Dear [ ]:
This responds to your January 2, 1997, letter raising questions about an interagency letter (signed by Matthew Roberts of the Office of the Comptroller of the Currency) dated June 27, 1996, that deals with issues under the Community Reinvestment Act (CRA) with respect to financial institution’s purchase of so-called "equity equivalent" investments in a non-profit community development lender. Since the four bank and thrift regulatory agencies have issued substantively identical regulations to implement CRA, staff from each of the agencies have reviewed, and concur in the opinions expressed in, this response to your letter.
In brief, the June 27, 1996, interagency letter noted that non-profit community development lending organizations are not able to issue equity instruments, such as stock, to facilitate investment by financial institutions. The issue addressed in that letter was whether financial institutions that may wish to invest in these entities and receive favorable consideration by CRA examiners for a proportionate share of the community development lending done by the non-profit could do so. Such favorable consideration generally can only be given for a proportionate share of the community development loans made by a third party based on the equity investment in the entity by a financial institution non-profit community development lender was issuing instruments that were the functional investment in the entity by a financial institution. The June 27 letter addressed a situation wherein a non-profit community development lender was issuing instruments that were, in effect, the functional equivalent of equity instruments. The interagency staff indicated its belief that the circumstances were such that the equity equivalent instruments issued by the non-profit community development lender should be afforded the same treatment as more traditional equity instruments issued by a for-profit community development lender and that a financial institution could receive the same consideration in its CRA examination. That is, the financial institution can receive favorable consideration for the investment, as such, or for a proportionate share of the non-profit’s community development loans, or, in certain circumstances, both.

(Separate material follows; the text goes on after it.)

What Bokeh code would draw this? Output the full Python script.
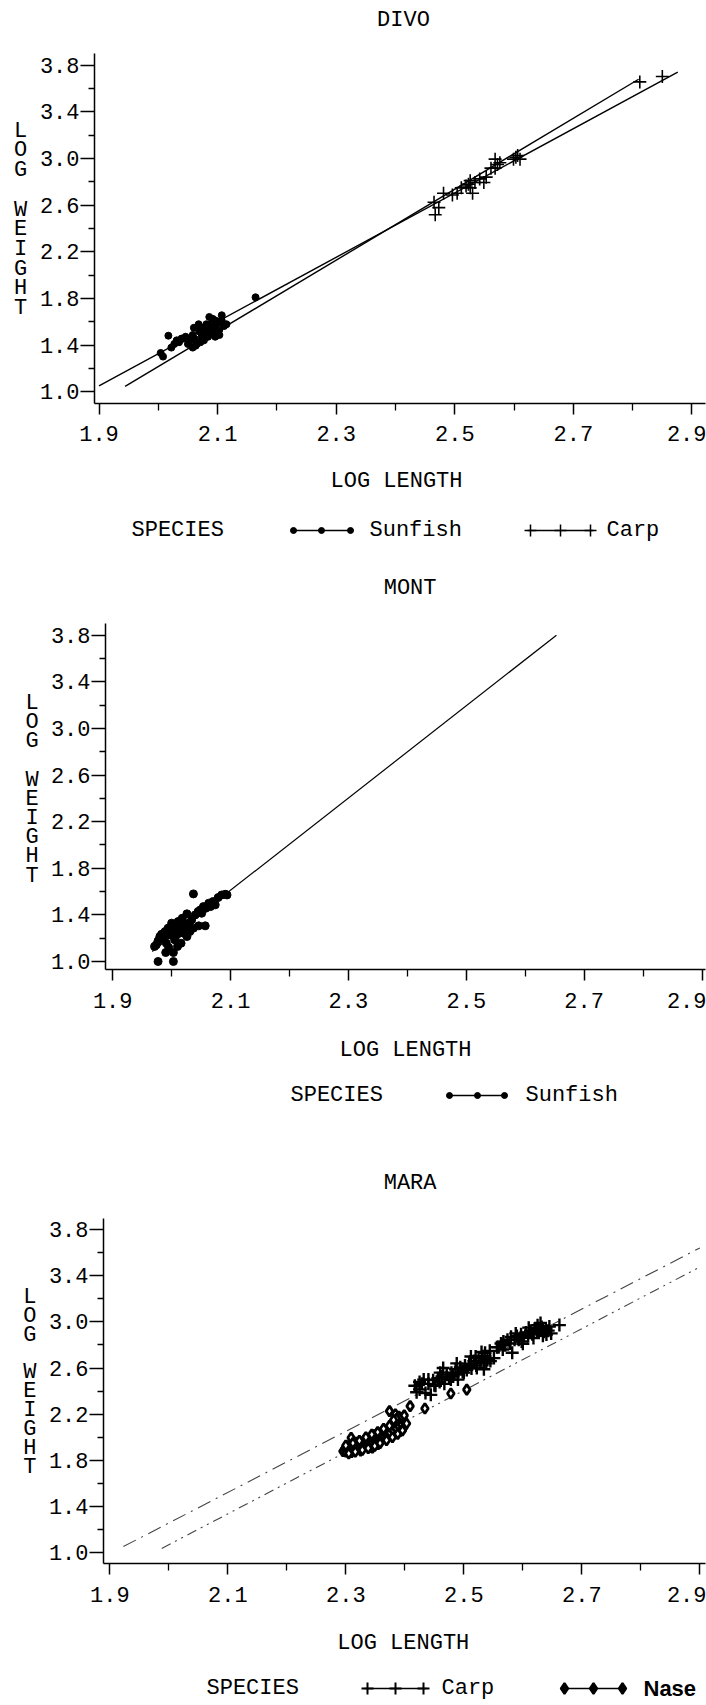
from bokeh.plotting import figure
from bokeh.models import Range1d, FixedTicker, PrintfTickFormatter
from bokeh.layouts import column, row
from bokeh.embed import file_html
from bokeh.resources import INLINE
from bokeh.core.properties import value

FONT = "Liberation Mono"
FS = "22px"

# ---------------- data ----------------
x_major_ticks = [1.9, 2.1, 2.3, 2.5, 2.7, 2.9]
x_minor_ticks = [2.0, 2.2, 2.4, 2.6, 2.8]
y_major_ticks = [1.0, 1.4, 1.8, 2.2, 2.6, 3.0, 3.4, 3.8]
y_minor_ticks = [1.2, 1.6, 2.0, 2.4, 2.8, 3.2, 3.6]

titles = ["DIVO", "MONT", "MARA"]
x_title = "LOG LENGTH"
y_title_letters = ["L", "O", "G", "W", "E", "I", "G", "H", "T"]
y_title_rows = [0, 1, 2, 4, 5, 6, 7, 8, 9]

# DIVO
divo_sunfish_x = [2.004, 2.008, 2.017, 2.022, 2.027, 2.035, 2.042, 2.046, 2.054, 2.058,
                  2.061, 2.065, 2.069, 2.073, 2.077, 2.081, 2.084, 2.088, 2.092, 2.096,
                  2.100, 2.103, 2.107, 2.111, 2.115, 2.086, 2.092, 2.107, 2.058, 2.063,
                  2.073, 2.081, 2.068, 2.077, 2.084, 2.096, 2.103, 2.050, 2.039, 2.031,
                  2.060, 2.071, 2.090, 2.097, 2.105, 2.164]
divo_sunfish_y = [1.332, 1.301, 1.480, 1.378, 1.409, 1.424, 1.455, 1.471, 1.440, 1.486,
                  1.455, 1.409, 1.517, 1.471, 1.440, 1.501, 1.548, 1.578, 1.501, 1.548,
                  1.594, 1.532, 1.609, 1.563, 1.578, 1.640, 1.624, 1.655, 1.378, 1.394,
                  1.548, 1.578, 1.578, 1.486, 1.471, 1.471, 1.486, 1.409, 1.455, 1.440,
                  1.548, 1.424, 1.517, 1.609, 1.594, 1.809]
divo_carp_x = [2.465, 2.473, 2.467, 2.481, 2.496, 2.504, 2.511, 2.519, 2.526, 2.530,
               2.534, 2.549, 2.553, 2.561, 2.568, 2.572, 2.576, 2.568, 2.599, 2.603,
               2.606, 2.610, 2.526, 2.523, 2.542, 2.812, 2.850]
divo_carp_y = [2.624, 2.578, 2.516, 2.701, 2.686, 2.701, 2.747, 2.763, 2.809, 2.701,
               2.793, 2.793, 2.839, 2.916, 2.993, 2.947, 2.962, 2.916, 2.993, 3.009,
               3.024, 2.993, 2.747, 2.778, 2.824, 3.655, 3.701]
divo_sunfish_line_x = [1.900, 2.876]
divo_sunfish_line_y = [1.050, 3.739]
divo_carp_line_x = [1.944, 2.810]
divo_carp_line_y = [1.045, 3.678]

# MONT
mont_sunfish_x = [1.977, 2.003, 1.990, 2.003, 2.037, 2.026, 2.046, 2.057, 1.974, 1.977,
                  1.980, 1.983, 1.986, 1.989, 1.991, 1.994, 1.997, 2.000, 2.003, 2.005,
                  2.006, 2.009, 2.011, 2.013, 2.016, 2.017, 2.020, 2.023, 2.026, 2.029,
                  2.031, 2.034, 2.037, 2.040, 2.045, 2.049, 2.051, 2.054, 2.058, 2.063,
                  2.066, 2.070, 2.074, 2.079, 2.085, 2.091, 2.094, 1.995, 2.010, 2.018,
                  1.971]
mont_sunfish_y = [1.000, 1.000, 1.077, 1.077, 1.580, 1.409, 1.306, 1.306, 1.143, 1.177,
                  1.214, 1.234, 1.200, 1.257, 1.157, 1.286, 1.229, 1.329, 1.257, 1.186,
                  1.300, 1.229, 1.343, 1.271, 1.157, 1.314, 1.243, 1.286, 1.214, 1.329,
                  1.257, 1.357, 1.286, 1.400, 1.429, 1.443, 1.414, 1.471, 1.457, 1.500,
                  1.471, 1.514, 1.486, 1.549, 1.571, 1.577, 1.571, 1.120, 1.129, 1.371,
                  1.129]
mont_sunfish_line_x = [1.967, 2.653]
mont_sunfish_line_y = [1.085, 3.800]

# MARA
mara_carp_x = [2.417, 2.425, 2.429, 2.435, 2.440, 2.444, 2.448, 2.452, 2.456, 2.459,
               2.463, 2.467, 2.471, 2.475, 2.479, 2.482, 2.486, 2.490, 2.494, 2.498,
               2.502, 2.505, 2.509, 2.513, 2.517, 2.521, 2.525, 2.528, 2.532, 2.536,
               2.540, 2.544, 2.534, 2.551, 2.559, 2.563, 2.567, 2.570, 2.574, 2.578,
               2.582, 2.586, 2.590, 2.593, 2.597, 2.601, 2.605, 2.609, 2.613, 2.616,
               2.620, 2.624, 2.628, 2.632, 2.636, 2.639, 2.643, 2.662, 2.425, 2.460,
               2.490, 2.520, 2.545, 2.580, 2.600, 2.625, 2.640, 2.440,
               2.420, 2.432, 2.450, 2.465, 2.478, 2.488, 2.500, 2.512, 2.522, 2.530,
               2.538, 2.556, 2.566, 2.588, 2.598, 2.610, 2.618, 2.630, 2.634, 2.645,
               2.648]
mara_carp_y = [2.447, 2.415, 2.463, 2.384, 2.463, 2.368, 2.495, 2.447, 2.511, 2.479,
               2.527, 2.463, 2.543, 2.511, 2.559, 2.527, 2.590, 2.543, 2.606, 2.565,
               2.622, 2.584, 2.638, 2.597, 2.660, 2.622, 2.686, 2.648, 2.702, 2.733,
               2.670, 2.749, 2.590, 2.686, 2.781, 2.813, 2.829, 2.797, 2.845, 2.813,
               2.733, 2.845, 2.877, 2.845, 2.893, 2.861, 2.908, 2.877, 2.924, 2.893,
               2.940, 2.908, 2.924, 2.956, 2.915, 2.940, 2.924, 2.972, 2.480, 2.560,
               2.500, 2.700, 2.660, 2.870, 2.810, 2.970, 2.890, 2.500,
               2.390, 2.500, 2.450, 2.600, 2.500, 2.640, 2.560, 2.700, 2.600, 2.740,
               2.640, 2.780, 2.760, 2.900, 2.830, 2.950, 2.860, 2.990, 2.880, 2.960,
               2.900]
mara_nase_x = [2.295, 2.298, 2.300, 2.303, 2.306, 2.308, 2.310, 2.313, 2.315, 2.318,
               2.320, 2.322, 2.325, 2.327, 2.330, 2.332, 2.335, 2.337, 2.340, 2.342,
               2.345, 2.347, 2.350, 2.352, 2.355, 2.357, 2.360, 2.362, 2.365, 2.367,
               2.370, 2.372, 2.375, 2.377, 2.380, 2.382, 2.385, 2.388, 2.390, 2.392,
               2.395, 2.397, 2.400, 2.384, 2.390, 2.398, 2.393, 2.309, 2.374, 2.409,
               2.434, 2.478, 2.505, 2.310, 2.325, 2.340, 2.355, 2.318, 2.333, 2.348,
               2.363, 2.378, 2.302, 2.345, 2.368,
               2.300, 2.305, 2.312, 2.316, 2.323, 2.328, 2.334, 2.338, 2.344, 2.349,
               2.354, 2.358, 2.364, 2.369, 2.374, 2.379, 2.384, 2.388, 2.392, 2.396,
               2.399, 2.403, 2.386, 2.381]
mara_nase_y = [1.880, 1.900, 1.875, 1.895, 1.885, 1.910, 1.890, 1.920, 1.900, 1.930,
               1.905, 1.940, 1.915, 1.950, 1.925, 1.960, 1.935, 1.975, 1.945, 1.985,
               1.955, 1.995, 1.965, 2.010, 1.975, 2.020, 1.990, 2.035, 2.005, 2.050,
               2.020, 2.065, 2.040, 2.085, 2.060, 2.100, 2.080, 2.120, 2.095, 2.140,
               2.110, 2.160, 2.130, 2.200, 2.180, 2.080, 2.054, 1.997, 2.227, 2.270,
               2.250, 2.380, 2.413, 1.870, 1.885, 1.915, 1.940, 1.955, 1.985, 2.020,
               2.060, 2.110, 1.925, 1.910, 1.990,
               1.930, 1.860, 1.950, 1.875, 1.970, 1.890, 2.000, 1.905, 2.025, 1.925,
               2.045, 1.950, 2.075, 1.975, 2.100, 2.000, 2.135, 2.030, 2.170, 2.060,
               2.190, 2.120, 2.160, 2.150]
mara_carp_line_x = [1.923, 2.900]
mara_carp_line_y = [1.054, 3.640]
mara_nase_line_x = [1.988, 2.900]
mara_nase_line_y = [1.038, 3.475]


# ---------------- helpers ----------------
def canvas_fig(W, H):
    p = figure(width=W, height=H, output_backend="svg", toolbar_location=None,
               x_range=Range1d(0, W), y_range=Range1d(H, 0), min_border=0,
               x_axis_location=None, y_axis_location=None)
    p.outline_line_color = None
    p.grid.visible = False
    return p


def put_text(p, xs, ys, texts, align="center", font=FONT, style="normal"):
    p.text(x=xs, y=ys, text=texts, text_font=value(font), text_font_size=value(FS),
           text_font_style=style, text_baseline="middle", text_align=align,
           text_color="black")


def plot_fig(W, H, fl, fr, ft, fb, xr, yr, standoff):
    p = figure(width=W, height=H, output_backend="svg", toolbar_location=None,
               x_range=Range1d(*xr), y_range=Range1d(*yr),
               min_border_left=fl, min_border_right=W - fr,
               min_border_top=ft, min_border_bottom=H - fb)
    p.outline_line_color = None
    p.grid.visible = False
    for ax in p.xaxis:
        ax.ticker = FixedTicker(ticks=x_major_ticks, minor_ticks=x_minor_ticks)
        ax.formatter = PrintfTickFormatter(format="%.1f")
        ax.major_tick_out = 11
        ax.major_tick_in = 0
        ax.minor_tick_out = 7
        ax.minor_tick_in = 0
        ax.major_label_standoff = standoff
    for ax in p.yaxis:
        ax.ticker = FixedTicker(ticks=y_major_ticks, minor_ticks=y_minor_ticks)
        ax.formatter = PrintfTickFormatter(format="%.1f")
        ax.major_tick_out = 14
        ax.major_tick_in = 0
        ax.minor_tick_out = 6
        ax.minor_tick_in = 0
        ax.major_label_standoff = 1
    for ax in p.axis:
        ax.axis_line_color = "black"
        ax.axis_line_width = 1.5
        ax.major_tick_line_color = "black"
        ax.minor_tick_line_color = "black"
        ax.major_tick_line_width = 1.5
        ax.minor_tick_line_width = 1.3
        ax.major_label_text_font = FONT
        ax.major_label_text_font_size = FS
        ax.major_label_text_color = "black"
    return p


def ylab_fig(W, H, xc, y0, step):
    p = canvas_fig(W, H)
    put_text(p, [xc] * len(y_title_letters), [y0 + r * step for r in y_title_rows],
             y_title_letters)
    return p


def legend_symbol(p, xs, y, marker, size, lw, fill):
    p.line([xs[0] - 3, xs[-1] + 3], [y, y], line_color="black", line_width=1.3)
    p.scatter(xs, [y] * len(xs), marker=marker, size=size, line_color="black",
              line_width=lw, fill_color=fill)


# ---------------- Panel 1: DIVO ----------------
t1 = canvas_fig(706, 45)
put_text(t1, [403], [20], [titles[0]])

y1 = ylab_fig(34, 415, 20, 92, 23.4)
p1 = plot_fig(672, 415, 60, 671, 8, 358, (1.8924, 2.9228), (0.8989, 3.8986), 11)
p1.line(divo_sunfish_line_x, divo_sunfish_line_y, line_color="black", line_width=1.4)
p1.line(divo_carp_line_x, divo_carp_line_y, line_color="black", line_width=1.4)
p1.scatter(divo_sunfish_x, divo_sunfish_y, marker="circle", size=7, color="black")
p1.scatter(divo_carp_x, divo_carp_y, marker="cross", size=13, line_color="black", line_width=1.6)

b1 = canvas_fig(706, 100)
put_text(b1, [396], [21], [x_title])
put_text(b1, [131, 369, 606], [70, 70, 70], ["SPECIES", "Sunfish", "Carp"], align="left")
legend_symbol(b1, [293, 321, 350], 70, "circle", 6, 1, "black")
legend_symbol(b1, [530, 560, 590], 70, "cross", 12, 1.5, None)

# ---------------- Panel 2: MONT ----------------
t2 = canvas_fig(706, 50)
put_text(t2, [409.6], [28], [titles[1]])

y2 = ylab_fig(45, 420, 31.7, 97, 23.3)
p2 = plot_fig(661, 420, 60, 660, 13, 359, (1.8878, 2.9059), (0.9313, 3.9004), 12)
p2.line(mont_sunfish_line_x, mont_sunfish_line_y, line_color="black", line_width=1.2)
p2.scatter(mont_sunfish_x, mont_sunfish_y, marker="circle", size=8, color="black")

b2 = canvas_fig(706, 90)
put_text(b2, [405], [20], [x_title])
put_text(b2, [290, 525], [65, 65], ["SPECIES", "Sunfish"], align="left")
legend_symbol(b2, [449, 477, 504], 65, "circle", 6, 1, "black")

# ---------------- Panel 3: MARA ----------------
t3 = canvas_fig(706, 85)
put_text(t3, [409.6], [63.4], [titles[2]])

y3 = ylab_fig(45, 420, 29.4, 96, 23.0)
p3 = plot_fig(661, 420, 57, 660, 13, 358, (1.8893, 2.9096), (0.9074, 3.8950), 12)
p3.line(mara_carp_line_x, mara_carp_line_y, line_color="#444444", line_width=1.1,
        line_dash="14 6 2 6")
p3.line(mara_nase_line_x, mara_nase_line_y, line_color="#444444", line_width=1.1,
        line_dash="10 5 2 5 2 5")
p3.scatter(mara_nase_x, mara_nase_y, marker="diamond", size=10, line_color="black",
           line_width=2.8, fill_color="white")
p3.scatter(mara_carp_x, mara_carp_y, marker="cross", size=13, line_color="black", line_width=2.4)

b3 = canvas_fig(706, 80)
put_text(b3, [402.8], [18], [x_title])
put_text(b3, [206, 441], [63, 63], ["SPECIES", "Carp"], align="left")
put_text(b3, [643], [63], ["Nase"], align="left", font="Liberation Sans", style="bold")
legend_symbol(b3, [367, 395, 423], 63, "cross", 12, 2, None)
legend_symbol(b3, [564, 593, 622], 63, "diamond", 11, 2.2, "black")

page = column(
    t1, row(y1, p1, spacing=0), b1,
    t2, row(y2, p2, spacing=0), b2,
    t3, row(y3, p3, spacing=0), b3,
    spacing=0,
)
open("out.html", "w").write(file_html(page, INLINE))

You raised several questions about the interagency letter and the underlying inquiry that prompted it. First, you asked whether the opinion expressed in the June 27 letter applies to all non-profits that issue equity equivalent instruments addressed in that to financial institutions and you ask about the extent to which any other such instruments must adhere to the circumstances addressed in that letter. The position taken in the June 27 letter could apply to any non-profit entity that engages in community development lending, if it issues equity equivalent investment instruments. These instruments would not have to conform precisely to the model addressed in the June 27 letter, however. For example, the instrument addressed in that letter had an initial 10 year year tenor to be rolled back annually to a new 10 year tenor. It may be, however, that shorter or longer periods would also be acceptable for this purpose. It was noted that the investment instrument in the model addressed in the June 27 letter seemed to have characteristics similar to preferred stock in the typical for-profit equity situation. There may be other ways to structure such instruments in ways that also suffice for the purpose, however, provided they have attributes that are characteristic of traditional equity investments.
Second, after noting that the instruments addressed in the June 27 letter carried an interest rate (that was not tied to any income received by the non-profit entity), you asked how much below market rates the interest rate would have to be for the instrument to be considered an equity equivalent. There was no intent to indicate that interest paid on these equivalent instruments had to be at any particular level, and, in particular, no intention to indicate that they must be below market rate. It is the total structure of the instrument, rather than the rate paid, that gives it the quality of an "equity equivalent."
Finally, you indicated that you believe it would be beneficial to have specific guidelines from the agencies regarding equity equivalent investments and that you intend to encourage non-profit entities to use the model discussed in the June 27 letter as guidance for their programmatic activities. You ask whether doing so is appropriate. The interagency staff will consider whether more specific guidance regarding these matters can be appropriately articulated, either as an addition to the interagency question and answer staff commentary or in another medium. In the meantime, it seems appropriate for you to point out the existence of the June 27 letter to those entities that might make use of it and encourage them to structure their activities along the line discussed. However, I would reiterate that there may be other ways to structure their instruments that also suffice for this purpose, so they should not conclude that any deviation from the circumstances discussed in the June 27 letter will disqualify their offerings. They should, however, make sure that their instruments have qualities equivalent to equity instruments offered by for-profit organizations.
I trust this response will be of use to you.